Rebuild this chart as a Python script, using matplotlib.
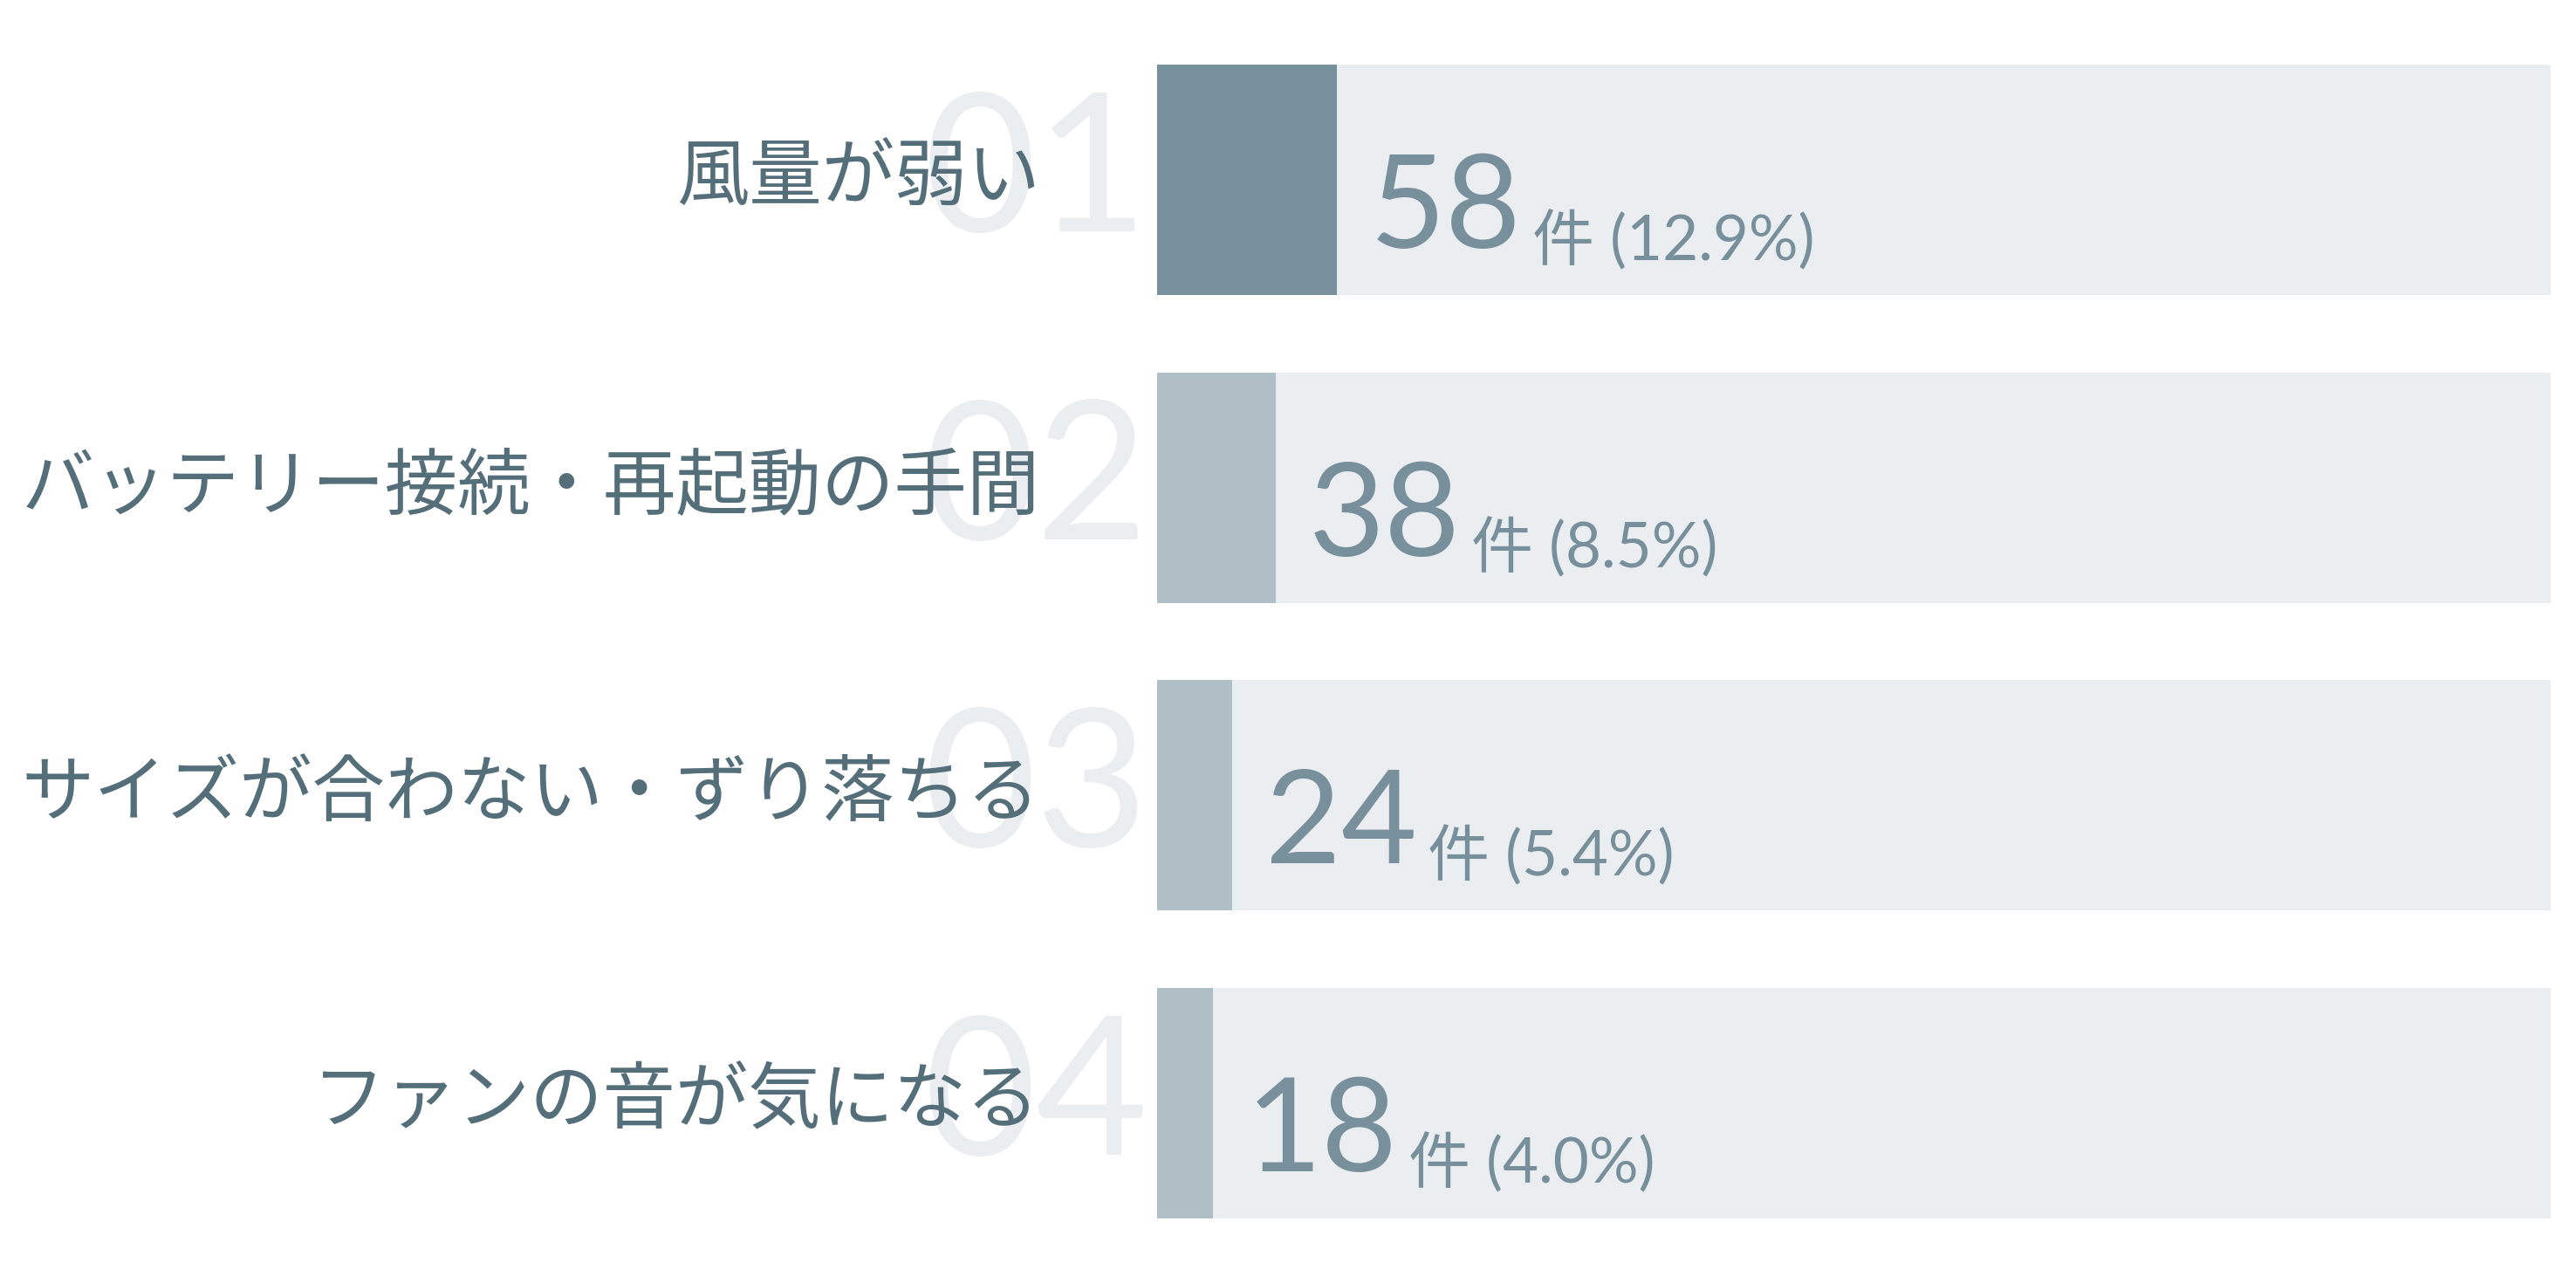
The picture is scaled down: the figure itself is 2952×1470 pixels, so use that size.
import matplotlib
matplotlib.use('Agg')
import matplotlib.pyplot as plt
from matplotlib.transforms import offset_copy

# data
categories = ['風量が弱い', 'バッテリー接続・再起動の手間', 'サイズが合わない・ずり落ちる', 'ファンの音が気になる']
counts = [58, 38, 24, 18]
percents = [12.9, 8.5, 5.4, 4.0]
ranks = ['01', '02', '03', '04']

# styles
fill_colors = ['#78909C', '#B0BEC5', '#B0BEC5', '#B0BEC5']
track_color = '#EAEEF1'
ghost_color = '#EAEEF1'
label_color = '#546E7A'
value_color = '#78909C'

plt.rcParams['font.family'] = ['Noto Sans CJK JP', 'DejaVu Sans']

W, H, DPI = 2952, 1470, 100
fig = plt.figure(figsize=(W / DPI, H / DPI), dpi=DPI)
fig.patch.set_facecolor('white')

# axes area (pixels): x 1326..2923, y 30..1440 from top
ax = fig.add_axes([1326 / W, 1 - 1440 / H, (2923 - 1326) / W, 1410 / H])
ax.set_xlim(0, 100)
ax.set_ylim(len(categories) - 0.5, -0.5)
ax.axis('off')

y = list(range(len(categories)))
ax.barh(y, [100] * len(y), height=0.75, color=track_color, zorder=1)
ax.barh(y, percents, height=0.75, color=fill_colors, zorder=2)

renderer = fig.canvas.get_renderer()

for i in y:
    # big ghost rank number
    ax.text(0, i, ranks[i], transform=offset_copy(ax.transData, fig, x=-10, y=-59, units='dots'),
            ha='right', va='baseline', fontsize=160, color=ghost_color,
            family=['Lato', 'DejaVu Sans'], zorder=0)
    # category label
    ax.text(0, i, categories[i], transform=offset_copy(ax.transData, fig, x=-134, y=-23, units='dots'),
            ha='right', va='baseline', fontsize=60, color=label_color, zorder=3)
    # value
    big = ax.text(percents[i], i, str(counts[i]),
                  transform=offset_copy(ax.transData, fig, x=38, y=-78, units='dots'),
                  ha='left', va='baseline', fontsize=108, color=value_color,
                  family=['Lato', 'DejaVu Sans'], zorder=3)
    bw = big.get_window_extent(renderer).width
    ax.text(percents[i], i, f'件 ({percents[i]:.1f}%)',
            transform=offset_copy(ax.transData, fig, x=38 + bw + 12, y=-92, units='dots'),
            ha='left', va='baseline', fontsize=51, color=value_color,
            family=['Lato', 'Noto Sans CJK JP'], zorder=3)

fig.savefig('out.png', dpi=DPI, facecolor='white')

:::

Return exactly what appears from the opening line of the material through the line with "from matplotlib.transforms import offset_copy", apart from the pictures.

Rebuild this chart as a Python script, using matplotlib.
The picture is scaled down: the figure itself is 2952×1470 pixels, so use that size.
import matplotlib
matplotlib.use('Agg')
import matplotlib.pyplot as plt
from matplotlib.transforms import offset_copy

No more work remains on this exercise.